Here, you specify a statistical criterion based on the distribution of the actual data. Let aside that I don't find that approach appropriate here (because these data a presumably precisely measured for a given car), when you apply remove_outliers
to the data, the function will determine the outlier limits and set the data points beyond these limits to NA
.
## Using only column horsepower
dat <- read.csv("./cars.csv")
hp <- dat$Horsepower
## Calculates the boundaries like remove_outliers
calc.limits <- function(x, na.rm = TRUE) {
qnt <- quantile(x, probs=c(.25, .75), na.rm = na.rm)
H <- 1.5 * IQR(x, na.rm = na.rm)
lwr <- qnt[1] - H
upr <- qnt[2] + H
c(lwr, upr)
}
> calc.limits(hp)
25% 75%
-1.5 202.5
This results in a new data set with NA values. When you apply remove_outliers
to the already reduced data set, the statistics will differ, and so will the limits. Thus, you will get "new" outliers (see Roland's comment).

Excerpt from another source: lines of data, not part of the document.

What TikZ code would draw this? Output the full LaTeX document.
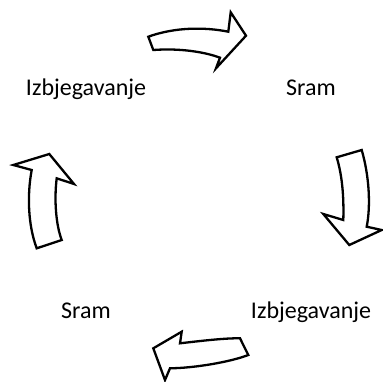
\documentclass[tikz,border=0pt]{standalone}
\usepackage{fontspec}
\setmainfont{Carlito}
\tikzset{
    blockarrow/.style={draw=black, fill=white, line width=2.3pt, line join=miter},
    word/.style={anchor=base, inner sep=0pt, font=\fontsize{24}{29}\selectfont}
}
\begin{document}
\begin{tikzpicture}[x=1pt, y=-1pt]
    \useasboundingbox (0,0) rectangle (383,381);
    \node [word] (avoidtop) at (86,95) {Izbjegavanje};
    \node [word] (shametop) at (311,95) {Sram};
    \node [word] (shamebot) at (86,318) {Sram};
    \node [word] (avoidbot) at (311,318) {Izbjegavanje};
    % top arrow, pointing right
    \draw [blockarrow] (148.3,36.7) .. controls (175,27) and (205,27) .. (228.3,31.7)
        -- (230.7,12.3) -- (246,35.7) -- (216,68.3) -- (220,57.7)
        .. controls (205,52) and (180,48) .. (153.3,50) -- cycle;
    % right arrow, pointing down
    \draw [blockarrow] (336.7,157.3) -- (361.7,150) .. controls (369,175) and (371,205) .. (366.7,226.7)
        -- (381.7,230) -- (349.3,245) -- (323.3,214) -- (343.3,220)
        .. controls (344,195) and (342,175) .. (336.7,157.3) -- cycle;
    % bottom arrow, pointing left
    \draw [blockarrow] (240,338.3) -- (248.3,355) .. controls (230,362) and (195,368) .. (170,368.3)
        -- (165,380) -- (153.3,348.3) -- (181.7,331.7) -- (180,343.3)
        .. controls (200,341) and (225,338) .. (240,338.3) -- cycle;
    % left arrow, pointing up
    \draw [blockarrow] (36.7,248.3) .. controls (28,225) and (27,195) .. (31.7,170)
        -- (13.3,165) -- (49.3,154) -- (74,184) -- (56.7,178.3)
        .. controls (54,200) and (56,225) .. (61.7,240) -- cycle;
\end{tikzpicture}
\end{document}
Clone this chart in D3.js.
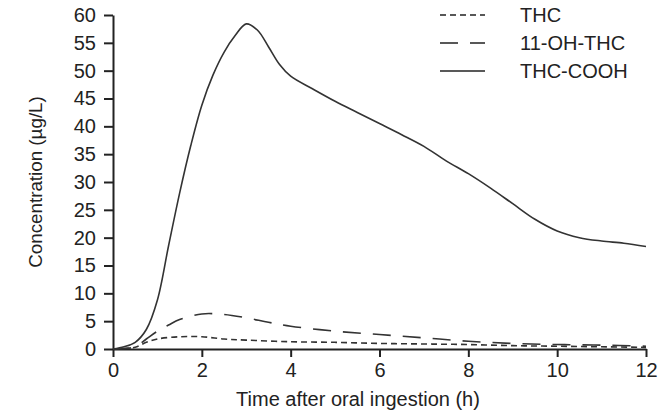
<!DOCTYPE html>
<html>
<head>
<meta charset="utf-8">
<script src="https://cdn.jsdelivr.net/npm/d3@7"></script>
<style>
  body { margin: 0; background: #fff; }
  text { font-family: "Liberation Sans", Arial, sans-serif; fill: #222; }
</style>
</head>
<body>
<div id="chart"></div>
<script>
// time points (h) and concentrations (µg/L)
var coohTime = [0, 0.25, 0.5, 0.75, 1, 1.25, 1.5, 1.75, 2, 2.25, 2.5, 2.75, 3, 3.25, 3.5, 3.75, 4, 4.5, 5, 5.5, 6, 6.5, 7, 7.5, 8, 8.5, 9, 9.5, 10, 10.5, 11, 11.5, 12];
var coohConc = [0, 0.4, 1.2, 3.5, 8.8, 18.5, 28, 36.5, 43.8, 49.2, 53.3, 56.3, 58.4, 57.3, 54.3, 51.1, 49, 46.7, 44.5, 42.5, 40.5, 38.5, 36.4, 33.8, 31.5, 28.9, 26.1, 23.3, 21.2, 20, 19.4, 19, 18.4];

var ohTime = [0, 0.25, 0.5, 0.75, 1, 1.25, 1.5, 2, 2.5, 3, 3.5, 4, 5, 6, 7, 8, 9, 10, 11, 12];
var ohConc = [0, 0.1, 0.4, 1.8, 3.2, 4.3, 5.3, 6.3, 6.2, 5.6, 4.8, 4.1, 3.2, 2.6, 2.0, 1.4, 1.0, 0.8, 0.7, 0.5];

var thcTime = [0, 0.25, 0.5, 0.75, 1, 1.5, 2, 2.5, 3, 4, 5, 6, 7, 8, 9, 10, 11, 12];
var thcConc = [0, 0.1, 0.3, 1.2, 1.8, 2.2, 2.2, 1.8, 1.6, 1.3, 1.2, 1.0, 0.9, 0.8, 0.6, 0.5, 0.4, 0.3];

var xTicks = [0, 2, 4, 6, 8, 10, 12];
var yTicks = [0, 5, 10, 15, 20, 25, 30, 35, 40, 45, 50, 55, 60];

var seriesNames = ["THC", "11-OH-THC", "THC-COOH"];
var dashes = ["6,4", "18,12", null];

var margin = {top: 15, right: 16, bottom: 66, left: 113},
    width = 662 - margin.left - margin.right,
    height = 415 - margin.top - margin.bottom;

var svg = d3.select("#chart")
  .append("svg")
    .attr("width", 662)
    .attr("height", 415)
  .append("g")
    .attr("transform", "translate(" + margin.left + "," + margin.top + ")");

var x = d3.scaleLinear().domain([0, 12]).range([0, width]);
var y = d3.scaleLinear().domain([0, 60]).range([height, 0]);

var xAxis = svg.append("g")
  .attr("transform", "translate(0," + height + ")")
  .call(d3.axisBottom(x).tickValues(xTicks).tickSize(8).tickSizeOuter(0).tickPadding(6));

var yAxis = svg.append("g")
  .call(d3.axisLeft(y).tickValues(yTicks).tickSize(9).tickSizeOuter(0).tickPadding(8));

[xAxis, yAxis].forEach(function(ax) {
  ax.select(".domain").attr("stroke", "#222").attr("stroke-width", 2);
  ax.selectAll(".tick line").attr("stroke", "#222").attr("stroke-width", 2);
  ax.selectAll(".tick text").style("font-size", "20px").attr("fill", "#222");
});

svg.append("text")
  .attr("x", 358 - margin.left)
  .attr("y", height + 57)
  .attr("text-anchor", "middle")
  .style("font-size", "20px")
  .text("Time after oral ingestion (h)");

svg.append("text")
  .attr("transform", "rotate(-90)")
  .attr("x", -(182 - margin.top))
  .attr("y", -78)
  .attr("dy", "0.35em")
  .attr("text-anchor", "middle")
  .style("font-size", "18.8px")
  .text("Concentration (µg/L)");

var line = d3.line()
  .curve(d3.curveCatmullRom.alpha(0.5))
  .x(function(d) { return x(d.t); })
  .y(function(d) { return y(d.c); });

function pairs(ts, cs) {
  return ts.map(function(t, i) { return {t: t, c: cs[i]}; });
}

var allSeries = [pairs(thcTime, thcConc), pairs(ohTime, ohConc), pairs(coohTime, coohConc)];

allSeries.forEach(function(data, i) {
  svg.append("path")
    .datum(data)
    .attr("fill", "none")
    .attr("stroke", "#333")
    .attr("stroke-width", 1.6)
    .attr("stroke-dasharray", dashes[i])
    .attr("d", line);
});

// legend
var legend = svg.append("g")
  .attr("transform", "translate(" + (440 - margin.left) + "," + (15 - margin.top) + ")");

seriesNames.forEach(function(name, i) {
  var g = legend.append("g").attr("transform", "translate(0," + (i * 28) + ")");
  g.append("line")
    .attr("x1", 0).attr("x2", 45)
    .attr("y1", 0).attr("y2", 0)
    .attr("stroke", "#222")
    .attr("stroke-width", 1.6)
    .attr("stroke-dasharray", dashes[i]);
  g.append("text")
    .attr("x", 80)
    .attr("dy", "0.35em")
    .style("font-size", "20px")
    .text(name);
});
</script>
</body>
</html>
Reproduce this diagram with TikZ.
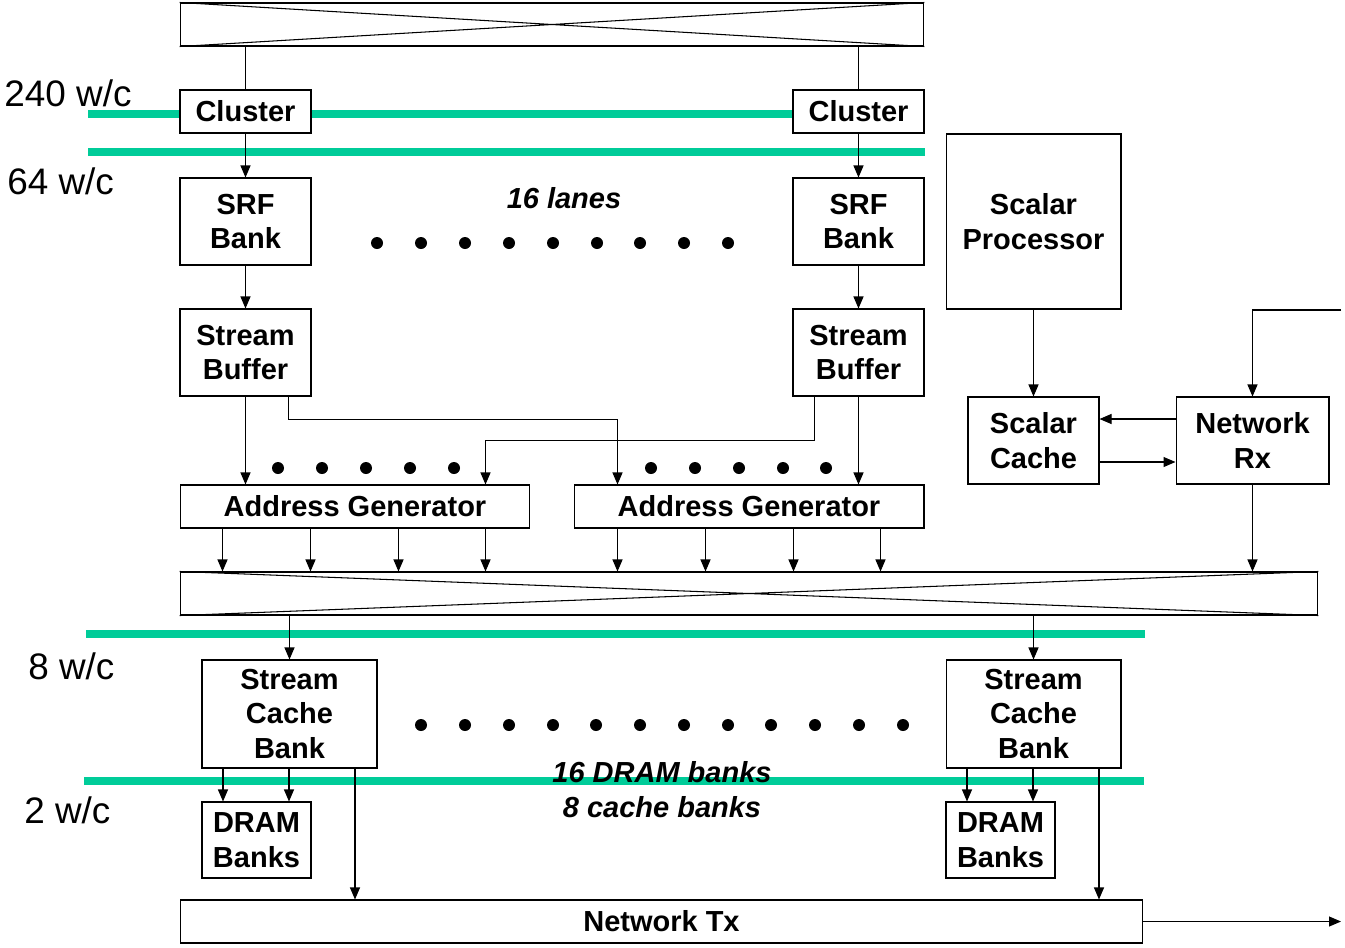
\documentclass[tikz,border=0pt]{standalone}
\usepackage{fontspec}
\setmainfont{Liberation Sans}
\usetikzlibrary{arrows.meta,calc}
\definecolor{busgreen}{RGB}{0,204,153}

\begin{document}
\begin{tikzpicture}[x=0.02cm, y=-0.02cm,
    box/.style={draw, fill=white, line width=0.6pt, inner sep=0pt, align=center, font=\fontsize{16.5}{19.8}\selectfont\bfseries},
    arr/.style={-{Triangle[length=0.24cm,width=0.2cm]}, line width=0.6pt},
    bus/.style={busgreen, line width=0.16cm},
    rate/.style={anchor=west, inner sep=0pt, font=\fontsize{21}{25}\selectfont},
    note/.style={align=center, inner sep=0pt, font=\fontsize{16.5}{19.8}\selectfont\bfseries\itshape},
    dot/.style={fill=black}]
    \useasboundingbox (0,0) rectangle (1345,947);

    % Buses
    \draw[bus] (88,114) -- (924,114);
    \draw[bus] (88,152) -- (925,152);
    \draw[bus] (86,634) -- (1145,634);
    \draw[bus] (84,781) -- (1144,781);

    % Rate labels
    \node[rate] (r240) at (4,93) {240 w/c};
    \node[rate] (r64) at (7,181) {64 w/c};
    \node[rate] (r8) at (28,666) {8 w/c};
    \node[rate] (r2) at (24,810) {2 w/c};

    % Crossbars
    \node[box, minimum width=14.88cm, minimum height=0.86cm] (xtop) at (552,24.5) {};
    \node[box, minimum width=22.76cm, minimum height=0.86cm] (xbot) at (749,593.5) {};
    \draw[line width=0.6pt] (xtop.north west) -- (xtop.south east) (xtop.south west) -- (xtop.north east);
    \draw[line width=0.6pt] (xbot.north west) -- (xbot.south east) (xbot.south west) -- (xbot.north east);

    % Lanes
    \node[box, minimum width=2.62cm, minimum height=0.86cm] (clusterL) at (245.5,111.5) {Cluster};
    \node[box, minimum width=2.62cm, minimum height=0.86cm] (clusterR) at (858.5,111.5) {Cluster};
    \node[box, minimum width=2.62cm, minimum height=1.74cm] (srfL) at (245.5,221.5) {SRF\\Bank};
    \node[box, minimum width=2.62cm, minimum height=1.74cm] (srfR) at (858.5,221.5) {SRF\\Bank};
    \node[box, minimum width=2.62cm, minimum height=1.74cm] (sbL) at (245.5,352.5) {Stream\\Buffer};
    \node[box, minimum width=2.62cm, minimum height=1.74cm] (sbR) at (858.5,352.5) {Stream\\Buffer};
    \node[box, minimum width=7.0cm, minimum height=0.86cm] (agL) at (355,506.5) {Address Generator};
    \node[box, minimum width=7.0cm, minimum height=0.86cm] (agR) at (749,506.5) {Address Generator};
    \node[note] (lanes) at (564,198) {16 lanes};

    % Scalar side
    \node[box, minimum width=3.5cm, minimum height=3.5cm] (sproc) at (1033.5,221.5) {Scalar\\Processor};
    \node[box, minimum width=2.62cm, minimum height=1.74cm] (scache) at (1033.5,440.5) {Scalar\\Cache};
    \node[box, minimum width=3.06cm, minimum height=1.74cm] (netrx) at (1252.5,440.5) {Network\\Rx};

    % Memory side
    \node[box, minimum width=3.5cm, minimum height=2.16cm] (scbL) at (289.5,714) {Stream\\Cache\\Bank};
    \node[box, minimum width=3.5cm, minimum height=2.16cm] (scbR) at (1033.5,714) {Stream\\Cache\\Bank};
    \node[box, minimum width=2.18cm, minimum height=1.52cm] (dramL) at (256.5,840) {DRAM\\Banks};
    \node[box, minimum width=2.18cm, minimum height=1.52cm] (dramR) at (1000.5,840) {DRAM\\Banks};
    \node[box, minimum width=19.26cm, minimum height=0.86cm] (ntx) at (661.5,921.5) {Network Tx};
    \node[note] (banks) at (662,789.5) {16 DRAM banks\\8 cache banks};

    % Dots
    \foreach \x in {377,421,465,509,553,597,640,684,728}
        \fill[dot] (\x,243) circle (0.12cm);
    \foreach \x in {278,322,366,410,454,651,695,739,783,826}
        \fill[dot] (\x,468) circle (0.12cm);
    \foreach \x in {421,465,509,553,596,640,684,728,771,815,859,903}
        \fill[dot] (\x,725) circle (0.12cm);

    % Lane connections
    \draw[line width=0.6pt] (xtop.south -| clusterL) -- (clusterL);
    \draw[line width=0.6pt] (xtop.south -| clusterR) -- (clusterR);
    \draw[arr] (clusterL) -- (srfL);
    \draw[arr] (clusterR) -- (srfR);
    \draw[arr] (srfL) -- (sbL);
    \draw[arr] (srfR) -- (sbR);
    \draw[arr] (sbL) -- (sbL |- agL.north);
    \draw[arr] (sbR) -- (sbR |- agR.north);
    \path (sbL.south west) ++(109,0) coordinate (sbLout);
    \path (sbR.south west) ++(22,0) coordinate (sbRout);
    \path (agL.north west) ++(306,0) coordinate (agLin);
    \path (agR.north west) ++(44,0) coordinate (agRin);
    \draw[arr] (sbLout) -- ++(0,23) -| (agRin);
    \draw[arr] (sbRout) -- ++(0,44) -| (agLin);
    \foreach \d in {43,131,219,306} {
        \path (agL.south west) ++(\d,0) coordinate (a);
        \draw[arr] (a) -- (a |- xbot.north);
        \path (agR.south west) ++(\d+1,0) coordinate (b);
        \draw[arr] (b) -- (b |- xbot.north);
    }

    % Scalar connections
    \coordinate (rxin) at (1341,310);
    \coordinate (txout) at (1341,921.5);
    \draw[arr] (sproc) -- (scache);
    \draw[arr] (rxin) -| (netrx);
    \draw[arr] ([yshift=0.43cm]netrx.west) -- ([yshift=0.43cm]scache.east);
    \draw[arr] ([yshift=-0.43cm]scache.east) -- ([yshift=-0.43cm]netrx.west);
    \draw[arr] (netrx) -- (netrx |- xbot.north);

    % Memory connections
    \draw[arr] (xbot.south -| scbL) -- (scbL);
    \draw[arr] (xbot.south -| scbR) -- (scbR);
    \foreach \s/\m in {scbL/dramL, scbR/dramR} {
        \path (\s.south west) ++(21.5,0) coordinate (c1);
        \path (\s.south west) ++(87.5,0) coordinate (c2);
        \path (\s.south west) ++(153.5,0) coordinate (c3);
        \draw[arr] (c1) -- (c1 |- \m.north);
        \draw[arr] (c2) -- (c2 |- \m.north);
        \draw[arr] (c3) -- (c3 |- ntx.north);
    }
    \draw[arr] (ntx) -- (txout);
\end{tikzpicture}
\end{document}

hp2 <- remove_outliers(hp)
calc.limits(hp2)
> calc.limits(hp2)
25% 75%
9 185
You can visualize this fact:
plot(hp, ylim = c(0, 250), las = 1)
abline(h = calc.limits(hp))
abline(h = calc.limits(hp2), lty = 3)

The solid lines indicate the limits of the original data, the dotted lines that of the already reduced data. First, you lose 10 data points, and then another 7.
> sum(is.na(hp2))
[1] 10
> sum(is.na(remove_outliers(hp2)))
[1] 17
In conclusion, if you don't have a good reason to remove a data point, just don't do it.